(Dataset entries)
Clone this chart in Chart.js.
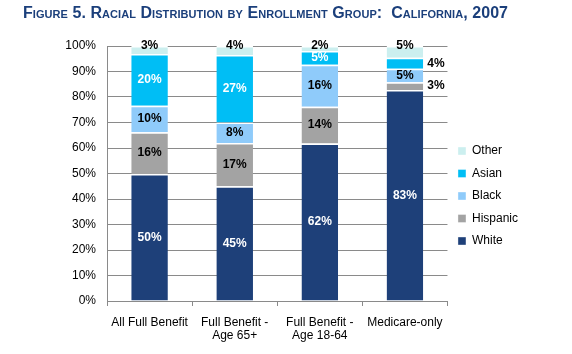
<!DOCTYPE html>
<html><head><meta charset="utf-8">
<script src="https://cdn.jsdelivr.net/npm/chart.js@4/dist/chart.umd.min.js"></script>
<style>
html,body{margin:0;padding:0;background:#fff;}
#wrap{position:relative;width:572px;height:354px;overflow:hidden;}
canvas{position:absolute;left:0;top:0;}
#title{position:absolute;left:23px;top:4px;font:bold 16px "Liberation Sans",Arial,sans-serif;font-variant:small-caps;letter-spacing:0.06px;color:#1B3F7B;white-space:nowrap;}
</style></head><body>
<div id="wrap"><canvas id="c" width="572" height="354"></canvas><div id="title">Figure 5. Racial Distribution by Enrollment Group:&nbsp; California, 2007</div></div>
<script>
const categories = [["All Full Benefit"], ["Full Benefit -", "Age 65+"], ["Full Benefit -", "Age 18-64"], ["Medicare-only"]];
const seriesNames = ["White", "Hispanic", "Black", "Asian", "Other"];
const white    = [49.8, 45.0, 61.8, 82.7];
const hispanic = [16.4, 17.0, 14.4, 3.1];
const black    = [10.4, 8.0, 16.4, 5.3];
const asian    = [20.3, 26.5, 5.4, 4.3];
const other    = [3.1, 3.5, 2.0, 4.6];
const yTicks = [0,10,20,30,40,50,60,70,80,90,100];

const FONT = '"Liberation Sans", Arial, sans-serif';
const GRID = '#8A8A8A';
const colors = ['#1E4079', '#A3A3A3', '#8FCBFA', '#00BEF5', '#CCEFEF'];
const labelColors = ['#FFFFFF', '#000000', '#000000', '#FFFFFF', '#000000'];
const values = [white, hispanic, black, asian, other];

const segLabels = {
  id: 'segLabels',
  afterDatasetsDraw(chart) {
    const ctx = chart.ctx;
    ctx.save();
    ctx.font = 'bold 12px ' + FONT;
    ctx.textBaseline = 'middle';
    chart.data.datasets.forEach((ds, di) => {
      const meta = chart.getDatasetMeta(di);
      meta.data.forEach((bar, i) => {
        const v = ds.data[i];
        const txt = Math.round(v) + '%';
        const p = bar.getProps(['x', 'y', 'base', 'width'], true);
        let tx = p.x, ty = (p.y + p.base) / 2, align = 'center', color = labelColors[di];
        if (ds.label === 'Other') { ty = p.y; }
        else if (v < 4.5) { tx = p.x + p.width / 2 + 4; align = 'left'; color = '#000000'; }
        ctx.textAlign = align;
        ctx.fillStyle = color;
        ctx.fillText(txt, tx, ty);
      });
    });
    ctx.restore();
  }
};

new Chart(document.getElementById('c'), {
  type: 'bar',
  data: {
    labels: categories,
    datasets: seriesNames.map((n, k) => ({
      label: n,
      data: values[k],
      backgroundColor: colors[k],
      borderColor: '#FFFFFF',
      borderWidth: {top: 1.5, left: 0, right: 0, bottom: 0},
      borderSkipped: false,
      barPercentage: 0.43,
      categoryPercentage: 1.0
    }))
  },
  options: {
    responsive: false,
    animation: false,
    layout: {padding: {top: 46, right: 44, bottom: 0, left: 0}},
    plugins: {
      tooltip: {enabled: false},
      title: {display: false},
      legend: {
        position: 'right',
        fullSize: false,
        reverse: true,
        title: {display: true, text: '', font: {size: 12, family: FONT}, padding: {top: 30.6, bottom: 0}},
        labels: {
          boxWidth: 8, boxHeight: 8, padding: 10.5,
          color: '#000000',
          font: {size: 12, family: FONT}
        }
      }
    },
    scales: {
      x: {
        stacked: true,
        grid: {display: true, drawOnChartArea: false, drawTicks: true, tickLength: 5, offset: true, color: GRID},
        border: {display: true, color: GRID},
        ticks: {color: '#000000', padding: 10, maxRotation: 0, autoSkip: false, font: {size: 12, family: FONT, lineHeight: 1.1}},
        afterFit(s) { s.height = 53; }
      },
      y: {
        stacked: true,
        min: 0, max: 100,
        afterBuildTicks(s) { s.ticks = yTicks.map(v => ({value: v})); },
        grid: {color: GRID, drawTicks: false},
        border: {display: true, color: GRID},
        ticks: {color: '#000000', padding: 11, font: {size: 12, family: FONT}, callback: v => v + '%'},
        afterFit(s) { s.width = 107; }
      }
    }
  },
  plugins: [segLabels]
});
</script>
</body></html>
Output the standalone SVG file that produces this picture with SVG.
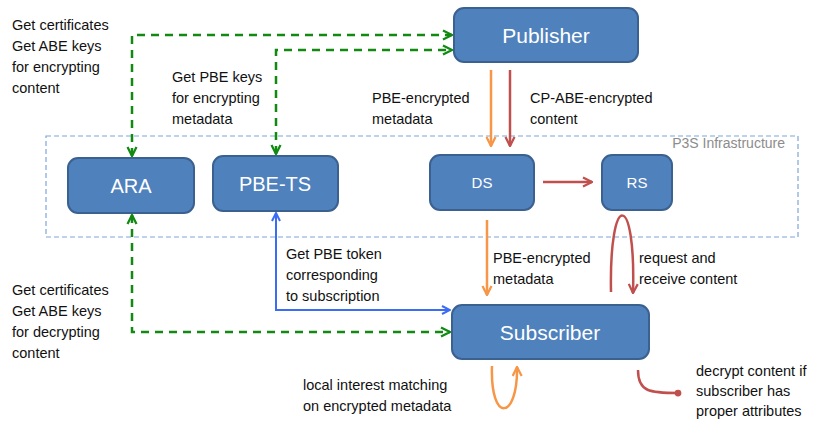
<svg xmlns="http://www.w3.org/2000/svg" width="827" height="421" viewBox="0 0 827 421">
<style>
.node rect{fill:#4f81bd;stroke:#3a6190;stroke-width:2}
.node text{fill:#fff;font-family:"Liberation Sans",Arial,sans-serif;text-anchor:middle}
.lbl{font-family:"Liberation Sans",Arial,sans-serif;font-size:14.5px;fill:#111}
.g{fill:none;stroke:#128a12;stroke-width:2.5;stroke-dasharray:8 6}
.o{fill:none;stroke:#f79646;stroke-width:2.5}
.r{fill:none;stroke:#c0504d;stroke-width:2.5}
.b{fill:none;stroke:#3b6cf5;stroke-width:2}
</style>
<defs>
<marker id="ag" viewBox="0 0 10 10" refX="9" refY="5" markerWidth="4.5" markerHeight="4.5" orient="auto-start-reverse" markerUnits="strokeWidth"><path d="M1,1 L9,5 L1,9" fill="none" stroke="#128a12" stroke-width="2"/></marker>
<marker id="ao" viewBox="0 0 10 10" refX="9" refY="5" markerWidth="4.5" markerHeight="4.5" orient="auto" markerUnits="strokeWidth"><path d="M1,1 L9,5 L1,9" fill="none" stroke="#f79646" stroke-width="2"/></marker>
<marker id="ar" viewBox="0 0 10 10" refX="9" refY="5" markerWidth="4.5" markerHeight="4.5" orient="auto" markerUnits="strokeWidth"><path d="M1,1 L9,5 L1,9" fill="none" stroke="#c0504d" stroke-width="2"/></marker>
<marker id="ab" viewBox="0 0 10 10" refX="9" refY="5" markerWidth="5" markerHeight="5" orient="auto-start-reverse" markerUnits="strokeWidth"><path d="M1,1 L9,5 L1,9" fill="none" stroke="#3b6cf5" stroke-width="2"/></marker>
<marker id="dot" viewBox="0 0 10 10" refX="5" refY="5" markerWidth="3" markerHeight="3" orient="auto" markerUnits="strokeWidth"><circle cx="5" cy="5" r="4.5" fill="#c0504d"/></marker>
</defs>
<rect x="46" y="136" width="752" height="101" fill="none" stroke="#7ea6d6" stroke-width="1.2" stroke-dasharray="5 3"/>
<text x="785" y="148" font-family="'Liberation Sans',Arial,sans-serif" font-size="14" fill="#8c8c8c" text-anchor="end">P3S Infrastructure</text>
<g id="connectors">
<path class="g" d="M132,156 V35 H452" marker-start="url(#ag)" marker-end="url(#ag)"/>
<path class="g" d="M276,154 V50 H452" marker-start="url(#ag)" marker-end="url(#ag)"/>
<path class="g" d="M132,215 V332 H450" marker-start="url(#ag)" marker-end="url(#ag)"/>
<path class="b" d="M276,213 V310 H450" marker-start="url(#ab)" marker-end="url(#ab)"/>
<path class="o" d="M491,70 V146" marker-end="url(#ao)"/>
<path class="r" d="M510,70 V146" marker-end="url(#ar)"/>
<path class="r" d="M543,182 H592" marker-end="url(#ar)"/>
<path class="o" d="M487,220 V295" marker-end="url(#ao)"/>
<path class="r" d="M611,292 C609,190 636,190 633,293" marker-end="url(#ar)"/>
<path class="o" d="M492,366 C490,424 518,420 517,367" marker-end="url(#ao)"/>
<path class="r" d="M638,370 C638,392 650,393 678,393" marker-end="url(#dot)"/>
</g>
<g id="publisher" class="node"><rect x="454" y="8" width="184" height="54" rx="10"/><text x="546" y="43" font-size="21">Publisher</text></g>
<g id="ara" class="node"><rect x="68" y="158" width="126" height="55" rx="10"/><text x="131" y="193" font-size="20">ARA</text></g>
<g id="pbe-ts" class="node"><rect x="213" y="156" width="125" height="55" rx="10"/><text x="275" y="191" font-size="20">PBE-TS</text></g>
<g id="ds" class="node"><rect x="430" y="155" width="104" height="55" rx="10"/><text x="482" y="188" font-size="15">DS</text></g>
<g id="rs" class="node"><rect x="602" y="155" width="70" height="55" rx="10"/><text x="637" y="188" font-size="15">RS</text></g>
<g id="subscriber" class="node"><rect x="452" y="305" width="197" height="54" rx="10"/><text x="550" y="340" font-size="21">Subscriber</text></g>
<g id="labels">
<text class="lbl" x="12" y="30">Get certificates</text>
<text class="lbl" x="12" y="51">Get ABE keys</text>
<text class="lbl" x="12" y="72">for encrypting</text>
<text class="lbl" x="12" y="93">content</text>
<text class="lbl" x="172" y="82">Get PBE keys</text>
<text class="lbl" x="172" y="103">for encrypting</text>
<text class="lbl" x="172" y="124">metadata</text>
<text class="lbl" x="372" y="103">PBE-encrypted</text>
<text class="lbl" x="372" y="124">metadata</text>
<text class="lbl" x="530" y="103">CP-ABE-encrypted</text>
<text class="lbl" x="530" y="124">content</text>
<text class="lbl" x="286" y="259">Get PBE token</text>
<text class="lbl" x="286" y="280">corresponding</text>
<text class="lbl" x="286" y="301">to subscription</text>
<text class="lbl" x="12" y="295">Get certificates</text>
<text class="lbl" x="12" y="316">Get ABE keys</text>
<text class="lbl" x="12" y="337">for decrypting</text>
<text class="lbl" x="12" y="358">content</text>
<text class="lbl" x="493" y="263">PBE-encrypted</text>
<text class="lbl" x="493" y="284">metadata</text>
<text class="lbl" x="639" y="263">request and</text>
<text class="lbl" x="639" y="284">receive content</text>
<text class="lbl" x="303" y="390">local interest matching</text>
<text class="lbl" x="303" y="411">on encrypted metadata</text>
<text class="lbl" x="696" y="376">decrypt content if</text>
<text class="lbl" x="696" y="396">subscriber has</text>
<text class="lbl" x="696" y="416">proper attributes</text>
</g>
</svg>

EXERCISE INSTRUCTIONS — Using the entries above, find all lines with "this". Copy them.

EXERCISE ANSWER —
Clone this chart in Chart.js.
Output the standalone SVG file that produces this picture with SVG.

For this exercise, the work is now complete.